Ok, time for something different. I just wanted to make a long winded comment about Maggi's "Magic Sarap" seasoning granules.
I am by no means a chef, but I'm a student of cooking and cooking things right. If there's one thing I learned, if you intend to be a "real" chef, you create everything from scratch as much as possible. If you're making sinigang, you don't buy a sinigang mix. You make that sinigang from scratch with fresh tamarinds.
If you're making something something simple, even something like adobo, you don't buy a ready made adobo marinade mix. You just use soy sauce, vinegar and garlic.
I think that's a great way of cooking because you are aware of and are in control of everything that goes into the food that you serve.
"Magic Sarap" replaces salt in that it provides sodium and many other flavor enhancers like monosodium glutamate (MSG), iodized salt, spices and stuff like "meat powder". It's a flavor enhancer that's supposed to enhance the taste of food.
Chefs are not supposed to need "flavor enhancers" because they can do all of this from scratch. Because as chefs, that's what they're supposed to do. That's what they have studied to do and have trained to do. It's what they're supposed to be proud to do. They don't take shortcuts.
So this is why I'm puzzled why a lot of local chefs, even one I've respected for years, go and peddle "Magic Sarap". There's Judy Ann Santos, and there's even Sandy Daza. I mean, SANDY DAZA?
What really drives me to a rage is this Marvin Agustin ad that seems to show Knorr's Ginataang Gulay mix tastes better than one made from scratch.
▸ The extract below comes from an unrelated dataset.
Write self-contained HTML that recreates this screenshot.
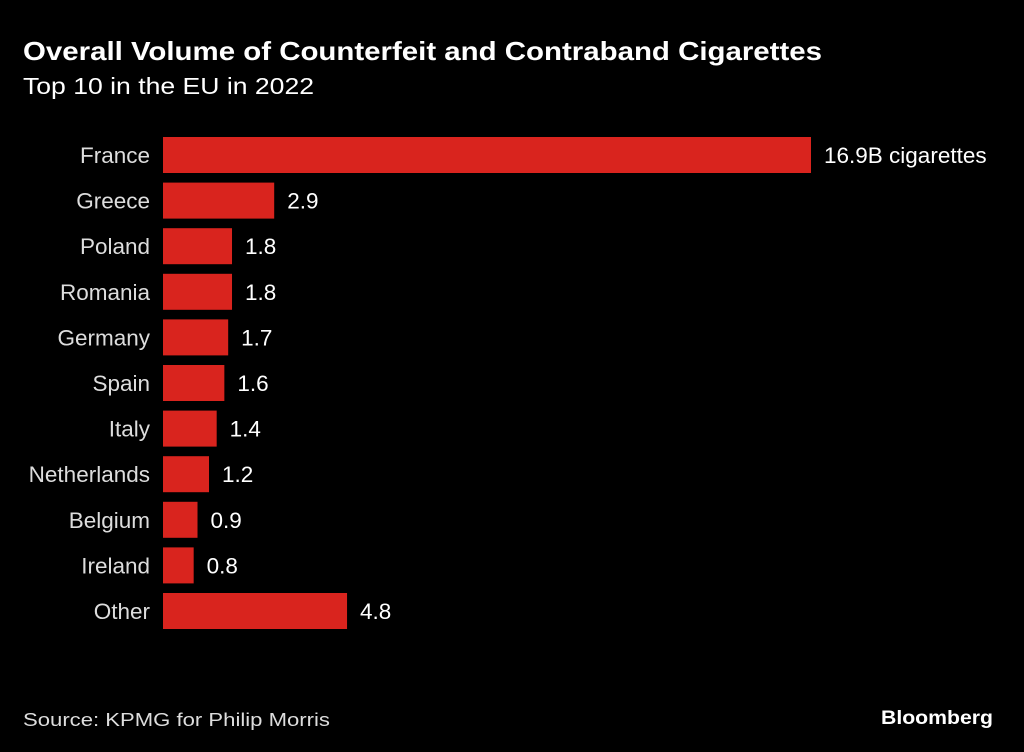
<!DOCTYPE html>
<html><head><meta charset="utf-8"><style>
html,body{margin:0;padding:0;background:#000;}
svg{display:block;font-family:"Liberation Sans",sans-serif;}
</style></head><body>
<svg width="1024" height="752" viewBox="0 0 1024 752">
<rect width="1024" height="752" fill="#000"/>
<text x="23" y="60" fill="#fff" font-size="26" font-weight="bold" textLength="799" lengthAdjust="spacingAndGlyphs">Overall Volume of Counterfeit and Contraband Cigarettes</text>
<text x="23" y="94" fill="#fff" font-size="23" textLength="291" lengthAdjust="spacingAndGlyphs">Top 10 in the EU in 2022</text>
<g id="bars"></g>
<text x="23" y="726" fill="#ddd" font-size="18" textLength="307" lengthAdjust="spacingAndGlyphs">Source: KPMG for Philip Morris</text>
<text x="993" y="724" fill="#fff" font-size="19" font-weight="bold" text-anchor="end" textLength="112" lengthAdjust="spacingAndGlyphs">Bloomberg</text>
</svg>
<script>
const categories=["France","Greece","Poland","Romania","Germany","Spain","Italy","Netherlands","Belgium","Ireland","Other"];
const values=[16.9,2.9,1.8,1.8,1.7,1.6,1.4,1.2,0.9,0.8,4.8];
const valueLabels=["16.9B cigarettes","2.9","1.8","1.8","1.7","1.6","1.4","1.2","0.9","0.8","4.8"];
const ns="http://www.w3.org/2000/svg";
const x0=163, xScale=648/16.9;
const x=v=>x0+v*xScale;
const y=i=>137+i*45.6;
const barH=36;
const g=document.getElementById('bars');
categories.forEach((c,i)=>{
  const r=document.createElementNS(ns,'rect');
  r.setAttribute('x',x0);r.setAttribute('y',y(i));
  r.setAttribute('width',x(values[i])-x0);r.setAttribute('height',barH);
  r.setAttribute('fill','#d9241e');
  
  
  g.appendChild(r);
  const t=document.createElementNS(ns,'text');
  t.setAttribute('x',150);t.setAttribute('y',y(i)+26);
  t.setAttribute('text-anchor','end');t.setAttribute('fill','#ddd');t.setAttribute('font-size','22.5');
  t.textContent=c;
  
  
  g.appendChild(t);
  const v=document.createElementNS(ns,'text');
  v.setAttribute('x',x(values[i])+13);v.setAttribute('y',y(i)+26);
  v.setAttribute('fill','#fff');v.setAttribute('font-size','22.5');
  v.textContent=valueLabels[i];
  
  
  g.appendChild(v);
});
</script>
</body></html>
I mean wtf. Peddle that shit all you want, but when you start to say shit like this is better than one made with real ingredients, then you're out of your God damned mind.
I believe chefs cannot separate their training and what they do in their own restaurants, and the persona they present to us in commercials. They're professionals in that what they practice in their cooking is what the should practice when they try to sell us "products". Is Sandy Daza trying to tell me that he uses Magic Sarap in the food that he serves at his restaurant? And is he happily telling me to don't cook from scratch, just use these shortcuts? Is that the kind of cooking knowledge he wants to pass on to me? To all of us? How does that reflect on him as a chef?
What do I have against Magic Sarap? Not too much, actually. It's just that I had this idealized idea of what a chef is like, and they would never and should never use something like this.
But additionally, Magic Sarap contains MSG, which can exacerbate allergic reactions from susceptible people.
READ THIS FOR MORE.
Magic Sarap also includes vaguely described elements like "meat powder". What is that? What kind of meat are we talking here? This means anything cooked with Magic Sarap, even if they're vegetables, cannot be considered meat free. Vegetarians beware.